Mais uma vez é o caso. Como é regra no Brasil, sou membro ativo de diversos grupos de Whatsapp, e considero os membros destes bandos de pessoas, meus amigos. Tenho conversas nos mais diversos temas. Algumas das pessoas ainda não tive oportunidade de conhecer pessoalmente, mas são igualmente meus amigos, já que me acompanham nas inúmeras navegações de sentimentos, histórias e casos.

Esse artigo não vai ser diferente. A história nasceu em um grupo de torcedores do Lakers, completamente doidos pelo basquete e pela corneta. Só de histórias deles, teríamos uma dúzia de posts e casos. Algumas delas envolvendo um famoso jornalista que quis arranjar confusão com alguns dos membros, ou sobre equívoco que eles amam me lembrar: em que passei MESES chamando um cara do nome errado, pois pensei se tratar de uma conta (chatíssima do NBA Twitter), mas na verdade era outra pessoa. Morro de vergonha só de lembrar!

Mas enfim, todos ali sabem muito de basquete, bem mais do que eu. Alguns dominam números, treinamento, história e muito mais. Enquanto isso, eu, um mero torcedor do Raptors, fico apenas acompanhando os times e dando minha opinião frequentemente equivocada.

Eles enquanto isso melhoram meu conhecimento geral sobre os temas, e também no foco em desgostar do Boston Celtics.
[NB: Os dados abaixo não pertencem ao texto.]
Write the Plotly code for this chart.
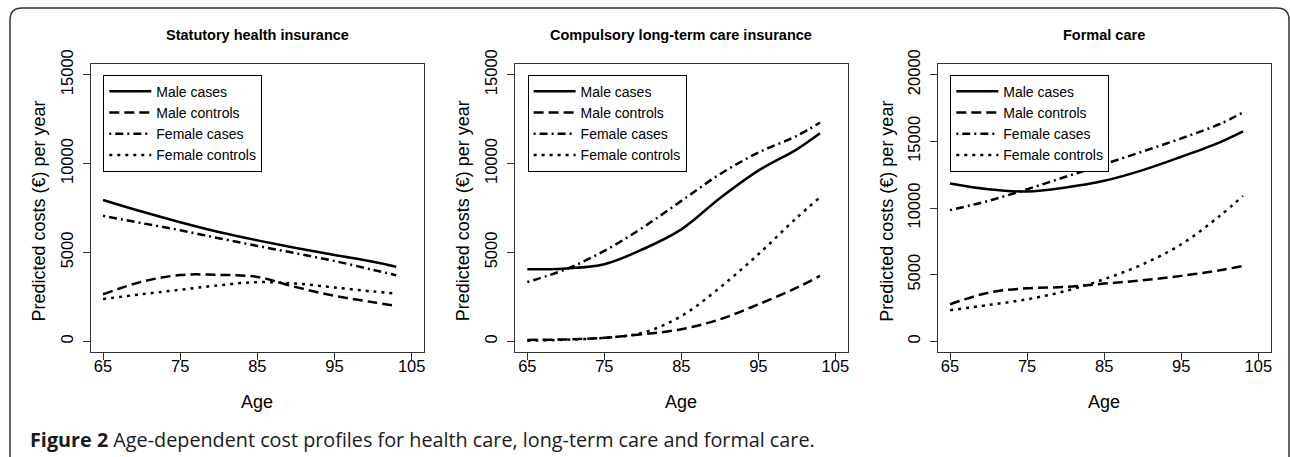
import plotly.graph_objects as go

# ---------------- data ----------------
ages = [65, 70, 75, 80, 85, 90, 95, 100, 103]
series_names = ["Male cases", "Male controls", "Female cases", "Female controls"]
panel_titles = ["Statutory health insurance",
                "Compulsory long-term care insurance",
                "Formal care"]
x_ticks = [65, 75, 85, 95, 105]
y_ticks_insurance = [0, 5000, 10000, 15000]
y_ticks_formal = [0, 5000, 10000, 15000, 20000]

# Statutory health insurance
shi_male_cases = [7950, 7300, 6700, 6150, 5680, 5250, 4860, 4480, 4200]
shi_male_controls = [2650, 3350, 3730, 3740, 3620, 3050, 2560, 2200, 1990]
shi_female_cases = [7060, 6650, 6250, 5800, 5370, 4950, 4520, 4020, 3720]
shi_female_controls = [2380, 2650, 2900, 3150, 3330, 3250, 3030, 2800, 2690]

# Compulsory long-term care insurance
ltc_male_cases = [4050, 4100, 4340, 5180, 6300, 8050, 9600, 10800, 11700]
ltc_male_controls = [80, 110, 200, 400, 680, 1240, 2080, 3020, 3680]
ltc_female_cases = [3340, 4050, 5090, 6400, 7900, 9400, 10620, 11560, 12310]
ltc_female_controls = [30, 90, 200, 480, 1420, 3020, 4900, 6960, 8100]

# Formal care
fc_male_cases = [11840, 11410, 11240, 11540, 12040, 12840, 13840, 14920, 15740]
fc_male_controls = [2780, 3650, 3980, 4080, 4330, 4580, 4910, 5330, 5660]
fc_female_cases = [9840, 10540, 11410, 12340, 13290, 14240, 15220, 16300, 17170]
fc_female_controls = [2330, 2730, 3150, 3780, 4660, 5780, 7280, 9410, 10910]

panels = [
    [shi_male_cases, shi_male_controls, shi_female_cases, shi_female_controls],
    [ltc_male_cases, ltc_male_controls, ltc_female_cases, ltc_female_controls],
    [fc_male_cases, fc_male_controls, fc_female_cases, fc_female_controls],
]

# ---------------- layout helpers ----------------
W, H = 1290, 457


def px(x):
    return x / W


def py(y):
    return 1 - y / H


dashes = ["solid", "10px,5px", "2px,4px,8px,4px", "3px,5px"]
AXF = "Liberation Sans, Arial, sans-serif"

# plot boxes in pixels: (left, right)
boxes = [(90.7, 424.0), (515.0, 847.7), (937.7, 1270.7)]
box_top, box_bottom = 64.0, 352.0

fig = go.Figure()
legend_ids = ["legend", "legend2", "legend3"]
for p, series in enumerate(panels):
    xa = "x" if p == 0 else f"x{p+1}"
    ya = "y" if p == 0 else f"y{p+1}"
    for name, vals, dash in zip(series_names, series, dashes):
        fig.add_trace(go.Scatter(
            x=ages, y=vals, name=name, mode="lines",
            line=dict(color="black", width=2.5, dash=dash, shape="spline", smoothing=1.0),
            xaxis=xa, yaxis=ya, legend=legend_ids[p], hoverinfo="skip",
        ))

layout = dict(
    width=W, height=H,
    margin=dict(l=0, r=0, t=0, b=0, autoexpand=False),
    paper_bgcolor="white", plot_bgcolor="white",
    showlegend=True,
    font=dict(family=AXF, color="black"),
)

for p, (l, r) in enumerate(boxes):
    sfx = "" if p == 0 else str(p + 1)
    yt = y_ticks_formal if p == 2 else y_ticks_insurance
    ymax = yt[-1]
    pad = ymax * 0.04
    layout["xaxis" + sfx] = dict(
        domain=[px(l), px(r)], anchor="y" + sfx,
        range=[65 - 1.6, 105 + 1.6], tickvals=x_ticks,
        ticktext=[str(v) for v in x_ticks],
        showline=True, mirror=True, linecolor="#333", linewidth=1,
        ticks="outside", ticklen=7, tickwidth=1, tickcolor="#333",
        showgrid=False, zeroline=False, automargin=False,
        ticklabelstandoff=-8,
        tickfont=dict(size=16.5, family=AXF, color="black"),
    )
    layout["yaxis" + sfx] = dict(
        domain=[py(box_bottom), py(box_top)], anchor="x" + sfx,
        range=[-pad, ymax + pad], tickvals=yt,
        ticktext=[str(v) for v in yt],
        showline=True, mirror=True, linecolor="#333", linewidth=1,
        ticks="outside", ticklen=7, tickwidth=1, tickcolor="#333",
        showgrid=False, zeroline=False, tickangle=-90, automargin=False,
        ticklabelstandoff=3,
        tickfont=dict(size=16.5, family=AXF, color="black"),
    )
    layout[legend_ids[p]] = dict(
        x=px(l + 12.6), y=py(74.7), xanchor="left", yanchor="top",
        bgcolor="white", bordercolor="black", borderwidth=1,
        font=dict(size=14, family=AXF, color="black"),
        tracegroupgap=0, itemclick=False, itemdoubleclick=False,
        itemwidth=42,
    )

annotations = []
title_cx = [257.5, 681.0, 1104.0]
ytitle_x = [38.5, 463.3, 886.7]
for p, (l, r) in enumerate(boxes):
    annotations.append(dict(
        text=f"<b>{panel_titles[p]}</b>", x=px(title_cx[p]), y=py(35),
        xref="paper", yref="paper", showarrow=False,
        xanchor="center", yanchor="middle",
        font=dict(size=14.5, family=AXF, color="black"),
    ))
    annotations.append(dict(
        text="Age", x=px((l + r) / 2), y=py(401.7),
        xref="paper", yref="paper", showarrow=False,
        xanchor="center", yanchor="middle",
        font=dict(size=18, family=AXF, color="black"),
    ))
    annotations.append(dict(
        text="Predicted costs (€) per year", x=px(ytitle_x[p]), y=py(211),
        xref="paper", yref="paper", showarrow=False, textangle=-90,
        xanchor="center", yanchor="middle",
        font=dict(size=18, family=AXF, color="black"),
    ))

annotations.append(dict(
    text="<b>Figure 2</b> Age-dependent cost profiles for health care, long-term care and formal care.",
    x=px(28), y=py(439), xref="paper", yref="paper", showarrow=False,
    xanchor="left", yanchor="middle",
    font=dict(size=19.8, family="Open Sans, Noto Sans, sans-serif", color="#1a1a1a"),
))
layout["annotations"] = annotations

frame_path = (f"M {px(10)},{py(470)} L {px(10)},{py(20)} Q {px(10)},{py(8)} {px(22)},{py(8)} "
              f"L {px(1277)},{py(8)} Q {px(1289)},{py(8)} {px(1289)},{py(20)} L {px(1289)},{py(470)}")
layout["shapes"] = [dict(type="path", path=frame_path, xref="paper", yref="paper",
                         line=dict(color="#333", width=1.5))]

fig.update_layout(**layout)
fig.write_html("out.html",
               config={"displayModeBar": False},
               post_script="document.body.style.margin='0';document.body.style.overflow='hidden';")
Nisso eles estão tendo bastante sucesso.

Com as introduções feitas, a história começa com um dia desses, eles estavam falando sobre os fãs novos e da popularidade do Denver Nuggets, comparando com o San Francisco 49ers e sua nova popularidade. Era semifinais de conferência, em um jogo Nuggets e Wolves, e nessa conversa, falamos das diferentes formas de torcer, em especial um comparativo entre as torcidas americanas e latinas, e como nós temos uma forma mais intensa de torcer, em uma boa discussão.

Eventualmente chegamos no termo “Bandwagon”, ou quando a pessoa começa a acompanhar e torcer por “modinha”. Em especial dos times que falamos ali. Em outro grupo, o tema da falta de carisma de alguns jogadores e da própria franquia, comparado com o excesso de novos fãs causados pelo sucesso recente dos times, e o ponto de quanto essas torcidas são mais ou menos “verdadeiras” que outras.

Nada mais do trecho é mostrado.